Chicago and all or parts of 14 counties including Cook are in Illinois, 
instead of Wisconsin, solely because it was recognized that a waterway 
from Lake Michigan to the Mississippi could be obtained by 
constructing a canal through the Chicago Portage, down the Des 
Plaines valley, and thence to LaSalle-Peru where the Illinois River 
became navigable in all seasons.

The Northwest Territory Ordinance of 1787 established the north 
boundary of Indiana and Illinois territories at an east-west line through 
the southern tip of Lake Michigan. In 1816 the governor of Illinois 
Territory, Ninian Edwards, negotiated a treaty with the Potawatomi, 
Ottawa and Chippewa tribes whereby they ceded a strip of land 
between two boundary lines: 20 miles wide from the mouth of the 
Chicago River to the junction of the Des Plaines with the Kankakee, 
and 10 miles wide -- on the north side of the Illinois -- from there to 
the Fox River.

When Illinois became a state in 1818 its northern boundary was 
established at latitude 42  30', 61 miles north of the 1787 Ordinance 
line, in order that a canal  from Lake Michigan to the Illinois River 
would be entirely within and could be built by the new state. 

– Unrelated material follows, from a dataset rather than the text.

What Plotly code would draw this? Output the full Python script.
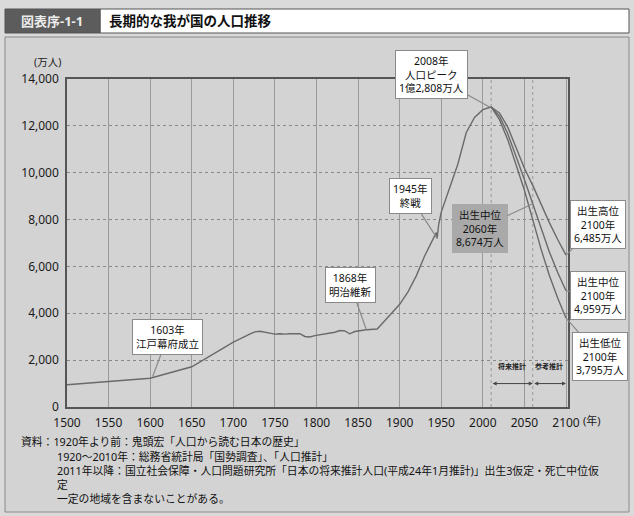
import plotly.graph_objects as go

# ---------------- data ----------------
hist_years = [1500, 1550, 1600, 1650, 1700, 1721, 1726, 1732, 1744, 1750, 1756, 1762,
              1768, 1774, 1780, 1786, 1792, 1798, 1804, 1822, 1828, 1834, 1840, 1846,
              1860, 1873, 1890, 1900, 1910, 1920, 1930, 1940, 1944, 1945, 1947, 1950,
              1960, 1970, 1980, 1990, 2000, 2008, 2010]
hist_pop = [950, 1080, 1227, 1718, 2769, 3128, 3208, 3230, 3153, 3110, 3128, 3110,
            3125, 3110, 3126, 3010, 2987, 3047, 3077, 3191, 3263, 3248, 3123, 3221,
            3300, 3330, 3990, 4385, 4918, 5596, 6445, 7193, 7443, 7199, 7810, 8320,
            9342, 10372, 11706, 12361, 12693, 12808, 12806]

proj_years = [2010, 2020, 2030, 2040, 2050, 2060, 2070, 2080, 2090, 2100]
proj_high = [12806, 12554, 11944, 11106, 10189, 9460, 8660, 7870, 7150, 6485]
proj_mid = [12806, 12410, 11662, 10728, 9708, 8674, 7620, 6620, 5740, 4959]
proj_low = [12806, 12266, 11407, 10375, 9254, 7997, 6740, 5610, 4650, 3795]

x_ticks = [1500, 1550, 1600, 1650, 1700, 1750, 1800, 1850, 1900, 1950, 2000, 2050, 2100]
y_ticks = [0, 2000, 4000, 6000, 8000, 10000, 12000, 14000]
y_tick_labels = ["0", "2,000", "4,000", "6,000", "8,000", "10,000", "12,000", "14,000"]

footer_lines = [
    "資料：1920年より前：鬼頭宏「人口から読む日本の歴史」",
    "1920～2010年：総務省統計局「国勢調査」、「人口推計」",
    "2011年以降：国立社会保障・人口問題研究所「日本の将来推計人口(平成24年1月推計)」出生3仮定・死亡中位仮",
    "定",
    "一定の地域を含まないことがある。",
]

# ---------------- layout geometry (pixels) ----------------
W, H = 634, 516
L, R, T, B = 67, 568, 79, 407
FONT = "Noto Sans, Noto Sans CJK JP, sans-serif"
LINE = "#6a6a6a"


def px(x):
    return (x - L) / (R - L)


def py(y):
    return (B - y) / (B - T)


fig = go.Figure()

for yrs, vals in [(hist_years, hist_pop), (proj_years, proj_high),
                  (proj_years, proj_mid), (proj_years, proj_low)]:
    fig.add_trace(go.Scatter(x=yrs, y=vals, mode="lines",
                             line=dict(color=LINE, width=1.4),
                             showlegend=False, hoverinfo="skip"))

shapes = []
# outer panel
shapes.append(dict(type="rect", xref="paper", yref="paper",
                   x0=px(5), x1=px(629), y0=py(512), y1=py(37),
                   line=dict(color="#8a8a8a", width=1), fillcolor="#d3d3d3", layer="below"))
# title bar
shapes.append(dict(type="rect", xref="paper", yref="paper",
                   x0=px(100), x1=px(629), y0=py(33), y1=py(9),
                   line=dict(color="#555", width=1), fillcolor="#ffffff"))
shapes.append(dict(type="rect", xref="paper", yref="paper",
                   x0=px(5), x1=px(100), y0=py(33), y1=py(9),
                   line=dict(color="#555", width=1), fillcolor="#5c5c5c"))
# dotted projection boundaries
for xv in (2010, 2060):
    shapes.append(dict(type="line", xref="x", yref="paper", x0=xv, x1=xv, y0=0, y1=1,
                       line=dict(color="#999", width=1, dash="dot"), layer="below"))

annotations = []


def paper_text(text, x, y, size, color, xanchor="center"):
    annotations.append(dict(text=text, xref="paper", yref="paper", x=px(x), y=py(y),
                            xanchor=xanchor, yanchor="middle", showarrow=False,
                            font=dict(family=FONT, size=size, color=color)))


# title texts
paper_text("<b>図表序-1-1</b>", 52, 21, 13, "#ececec")
paper_text("<b>長期的な我が国の人口推移</b>", 107, 21, 13.5, "#111", "left")
# axis unit labels
paper_text("(万人)", 47, 62, 10.5, "#222")
paper_text("(年)", 581, 420, 11, "#222", "left")

# callouts: (text, x, y, ax, ay, bg)
callouts = [
    ("1603年<br>江戸幕府成立", 1603, 1300, 15, -40, "white"),
    ("1868年<br>明治維新", 1860, 3300, -16, -45, "white"),
    ("1945年<br>終戦", 1945, 7199, -27, -42, "white"),
    ("2008年<br>人口ピーク<br>1億2,808万人", 2008, 12808, -58, -32, "white"),
    ("出生中位<br>2060年<br>8,674万人", 2060, 8674, -53, 25, "#a9a9a9"),
    ("出生高位<br>2100年<br>6,485万人", 2100, 6485, 32, -31, "white"),
    ("出生中位<br>2100年<br>4,959万人", 2100, 4959, 32, 5, "white"),
    ("出生低位<br>2100年<br>3,795万人", 2100, 3795, 34, 38, "white"),
]
for text, xv, yv, ax, ay, bg in callouts:
    annotations.append(dict(text=text, x=xv, y=yv, ax=ax, ay=ay, xref="x", yref="y",
                            showarrow=True, arrowhead=0, arrowwidth=1.2,
                            arrowcolor="#8a8a8a", standoff=0,
                            bgcolor=bg, bordercolor="#8a8a8a" if bg == "white" else bg,
                            borderwidth=1, borderpad=3,
                            font=dict(family=FONT, size=10.5, color="#111")))

# projection period labels and arrows
annotations.append(dict(text="<b>将来推計</b>", x=2035, y=1750, xref="x", yref="y",
                        showarrow=False, font=dict(family=FONT, size=7, color="#222")))
annotations.append(dict(text="<b>参考推計</b>", x=2080, y=1750, xref="x", yref="y",
                        showarrow=False, font=dict(family=FONT, size=7, color="#222")))
for x0, x1 in [(2010, 2060), (2060, 2100)]:
    annotations.append(dict(text="", x=x1, y=1000, ax=x0, ay=1000, xref="x", yref="y",
                            axref="x", ayref="y", showarrow=True, arrowhead=2,
                            arrowside="end+start", arrowsize=0.8, arrowwidth=1,
                            arrowcolor="#444", standoff=0, startstandoff=0))

# footer
foot_y = [441, 456, 470, 484, 498]
for i, (line, yy) in enumerate(zip(footer_lines, foot_y)):
    paper_text(line, 19 if i == 0 else 55, yy, 10.8, "#111", "left")

fig.update_layout(
    width=W, height=H,
    margin=dict(l=L, r=W - R, t=T, b=H - B, pad=0),
    paper_bgcolor="#dadada",
    plot_bgcolor="#ffffff",
    font=dict(family=FONT, size=11, color="#222"),
    shapes=shapes,
    annotations=annotations,
    xaxis=dict(range=[1500, 2102.4], tickvals=x_ticks, ticktext=[str(v) for v in x_ticks],
               showgrid=True, gridcolor="#9a9a9a", gridwidth=1,
               showline=True, linecolor="#555", linewidth=1.5, mirror=True,
               ticks="", zeroline=False, ticklabelstandoff=4,
               tickfont=dict(size=12, color="#1a1a1a")),
    yaxis=dict(range=[0, 14000], tickvals=y_ticks, ticktext=y_tick_labels,
               showgrid=True, gridcolor="#8a8a8a", gridwidth=1, griddash="dot",
               showline=True, linecolor="#555", linewidth=1.5, mirror=True,
               ticks="", zeroline=False, ticklabelstandoff=4,
               tickfont=dict(size=12, color="#1a1a1a")),
)

fig.write_html("out.html")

Accordingly, the Illinois and Michigan Canal, authorized by Congress 
on March 30, 1822, was begun in 1836 and finally completed in 1848.  
It eliminated the series of arduous portages that, in very dry seasons, 
extended as far as Starved Rock -- over 80 miles. Its stimulating 
effects upon Chicago, northeastern Illinois and the Illinois River valley 
were tremendous.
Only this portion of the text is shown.